Circ Res. 2026 May 22;138(11):e327196. doi: 10.1161/CIRCRESAHA.125.327196. Epub 2026 May 21.
ABSTRACT
Right heart diastolic dysfunction is increasingly recognized as an early and prognostically relevant process in patients with pulmonary vascular disease, heart failure, and congenital heart disease, among others. Despite this, right heart diastolic dysfunction remains poorly defined and inconsistently measured. This review reframes right heart diastology as a disorder of a unified diastolic unit, integrating right atrial function, right ventricular compliance, and pulmonary arterial load. We synthesize invasive physiology, imaging, and human myocardial data to show that abnormalities in relaxation and compliance commonly precede overt right heart systolic failure and are mediated by load-dependent coupling relationships rather than by isolated chamber dysfunction.
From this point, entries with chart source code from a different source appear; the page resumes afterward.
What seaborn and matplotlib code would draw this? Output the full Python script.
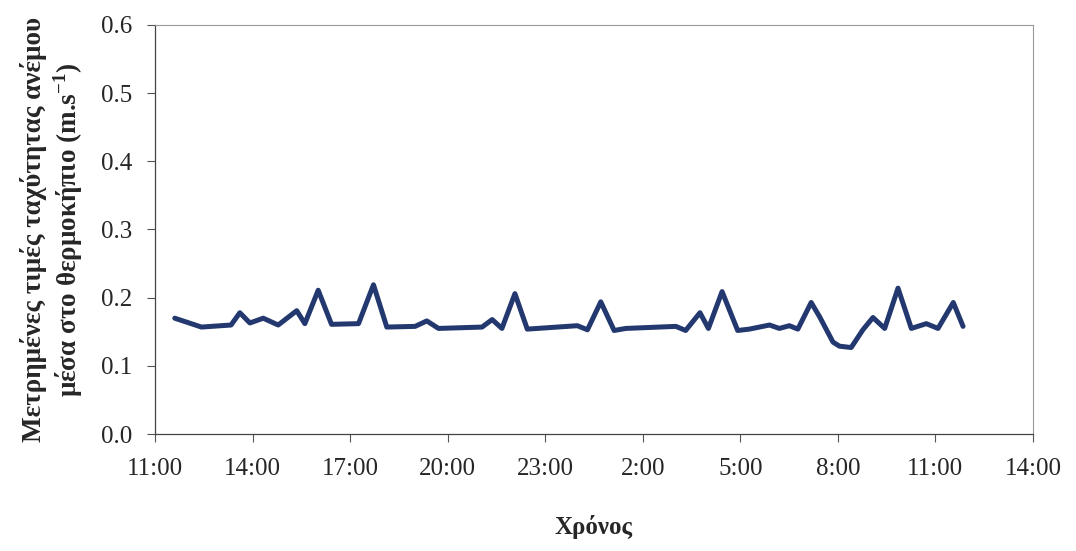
import matplotlib
matplotlib.use("Agg")
import matplotlib.pyplot as plt
import seaborn as sns
import pandas as pd

# Hours elapsed since 11:00 (day 1)
hours = [0.61, 1.43, 2.34, 2.61, 2.92, 3.33, 3.79, 4.36, 4.61, 5.02, 5.43, 6.26,
         6.72, 7.13, 8.00, 8.36, 8.72, 10.06, 10.37, 10.67, 11.07, 11.45, 12.99,
         13.30, 13.71, 14.12, 14.48, 16.02, 16.32, 16.76, 17.02, 17.44, 17.92,
         18.28, 18.90, 19.20, 19.51, 19.77, 20.18, 20.44, 20.85, 21.05, 21.41,
         21.77, 22.08, 22.44, 22.85, 23.26, 23.72, 24.08, 24.55, 24.85]
speed = [0.170, 0.157, 0.160, 0.178, 0.163, 0.170, 0.160, 0.181, 0.162, 0.211,
         0.161, 0.162, 0.219, 0.157, 0.158, 0.166, 0.155, 0.157, 0.168, 0.155,
         0.206, 0.154, 0.159, 0.153, 0.194, 0.152, 0.155, 0.158, 0.152, 0.178,
         0.155, 0.209, 0.152, 0.154, 0.160, 0.155, 0.159, 0.154, 0.193, 0.172,
         0.135, 0.129, 0.127, 0.153, 0.171, 0.155, 0.214, 0.155, 0.162, 0.155,
         0.193, 0.158]
tick_labels = ["11:00", "14:00", "17:00", "20:00", "23:00", "2:00", "5:00",
               "8:00", "11:00", "14:00"]
y_ticks = [0.0, 0.1, 0.2, 0.3, 0.4, 0.5, 0.6]

sns.set_theme(style="white")
plt.rcParams['font.family'] = ['Liberation Serif', 'DejaVu Serif']
plt.rcParams['mathtext.fontset'] = 'custom'
plt.rcParams['mathtext.rm'] = 'Liberation Serif'
plt.rcParams['mathtext.bf'] = 'Liberation Serif:bold'

df = pd.DataFrame({"h": hours, "v": speed})

fig = plt.figure(figsize=(10.76, 5.51), dpi=100)
ax = fig.add_axes([0.144, 0.212, 0.816, 0.743])
sns.lineplot(data=df, x="h", y="v", ax=ax, color="#22386f", linewidth=3.6,
             solid_joinstyle="round", solid_capstyle="round")

ax.set_xlim(0, 27)
ax.set_ylim(0, 0.6)
ax.set_xticks([3 * i for i in range(len(tick_labels))])
ax.set_xticklabels(tick_labels)
ax.set_yticks(y_ticks)
ax.set_yticklabels([f"{t:.1f}" for t in y_ticks])
ax.tick_params(axis="both", labelsize=18, direction="out", length=6, width=0.8,
               color="#555555", bottom=True, left=True)
ax.tick_params(axis="x", pad=11)
ax.tick_params(axis="y", pad=10)
for s in ["left", "bottom"]:
    ax.spines[s].set_color("#444444")
    ax.spines[s].set_linewidth(0.9)
for s in ["top", "right"]:
    ax.spines[s].set_color("#999999")
    ax.spines[s].set_linewidth(0.8)

ax.set_xlabel("Χρόνος", fontsize=18, fontweight="bold", labelpad=25)
ax.set_ylabel("Μετρημένες τιμές ταχύτητας ανέμου\nμέσα στο θερμοκήπιο (m.s$^{\\mathbf{-1}}$)",
              fontsize=19.5, fontweight="bold", labelpad=12, linespacing=1.15)

fig.savefig("out.png", dpi=100, facecolor="white")
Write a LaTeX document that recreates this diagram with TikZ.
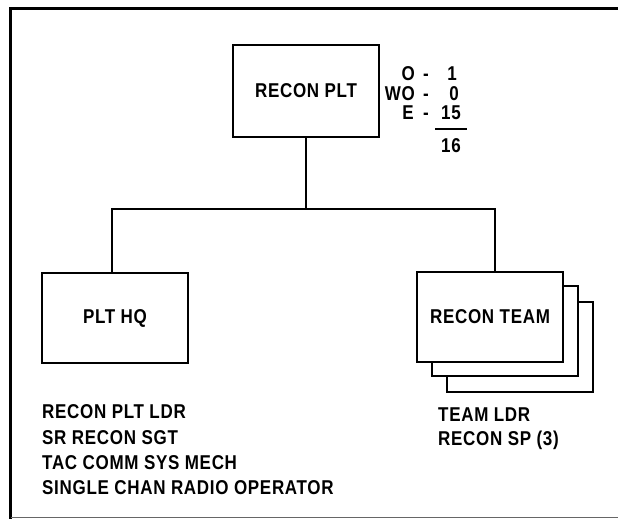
\documentclass[tikz,border=0pt]{standalone}
\usepackage{fontspec}
\setmainfont[FakeStretch=0.85, LetterSpace=3.5]{Liberation Sans}
\begin{document}
\begin{tikzpicture}[x=1pt,y=-1pt,
  lbl/.style={font=\fontsize{20}{22}\selectfont\bfseries, inner sep=0pt},
  orgbox/.style={draw, line width=2.2pt, fill=white, minimum width=146pt, minimum height=90pt, inner sep=0pt, font=\fontsize{20}{22}\selectfont\bfseries},
  conn/.style={line width=2.8pt}]
\useasboundingbox (0,0) rectangle (618,519);
% frame
\draw[line width=3.5pt] (10.5,519) -- (10.5,8.5) -- (618,8.5);
\draw[line width=1pt, black!60] (10.5,517.5) -- (618,517.5);
% boxes
\node[orgbox, minimum height=92pt] (plt) at (306,91) {RECON PLT};
\node[orgbox] (hq) at (115,318) {PLT HQ};
\node[orgbox] (team3) at (520,347) {};
\node[orgbox] (team2) at (505,331) {};
\node[orgbox] (team) at (490,317) {RECON TEAM};
% strength figures
\node[lbl, anchor=base east] (o) at (415,81) {O};
\node[lbl, anchor=base east] (wo) at (415,100) {WO};
\node[lbl, anchor=base east] (e) at (414,119) {E};
\node[lbl, anchor=base] (d1) at (426,81) {-};
\node[lbl, anchor=base] (d2) at (426,100) {-};
\node[lbl, anchor=base] (d3) at (426,119) {-};
\node[lbl, anchor=base east] (n1) at (457,81) {1};
\node[lbl, anchor=base east] (n2) at (459,100) {0};
\node[lbl, anchor=base east] (n3) at (461,119) {15};
\node[lbl, anchor=base east] (n4) at (461,152) {16};
\coordinate (ul) at (435,129);
\coordinate (ur) at (467,129);
\draw[line width=2.2pt] (ul) -- (ur);
% connectors
\coordinate (bus) at (306,209);
\draw[conn] (plt.south) -- (bus);
\draw[conn] ([xshift=-3pt]hq.north) -- ([xshift=-3pt]hq.north |- bus) -- ([xshift=5pt]team.north |- bus) -- ([xshift=5pt]team.north);
% lists
\node[lbl, anchor=west] (l1) at (42,412) {RECON PLT LDR};
\node[lbl, anchor=west] (l2) at (42,438) {SR RECON SGT};
\node[lbl, anchor=west] (l3) at (42,463) {TAC COMM SYS MECH};
\node[lbl, anchor=west] (l4) at (42,488) {SINGLE CHAN RADIO OPERATOR};
\node[lbl, anchor=west] (t1) at (438,415) {TEAM LDR};
\node[lbl, anchor=west] (t2) at (438,440) {RECON SP (3)};
\end{tikzpicture}
\end{document}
Distinct pressure-volume relationships, strong afterload sensitivity, and distinct atrioventricular coupling interactions render left-ventricular paradigms inadequate to understand the right heart. At the molecular level, we examine chamber-specific determinants of right ventricular stiffness, including fibrosis, titin isoform switching, and neurohormonal signaling, grading the evidence across validated, supported, and inferred tiers. We critically appraise available invasive, echocardiographic, and cardiac magnetic resonance indices, highlighting where validation is robust and where extrapolation persists. Finally, we propose a tiered diagnostic data set and a grading framework centered on the right heart diastolic unit, intended to guide future mechanistic studies and prospective clinical validation.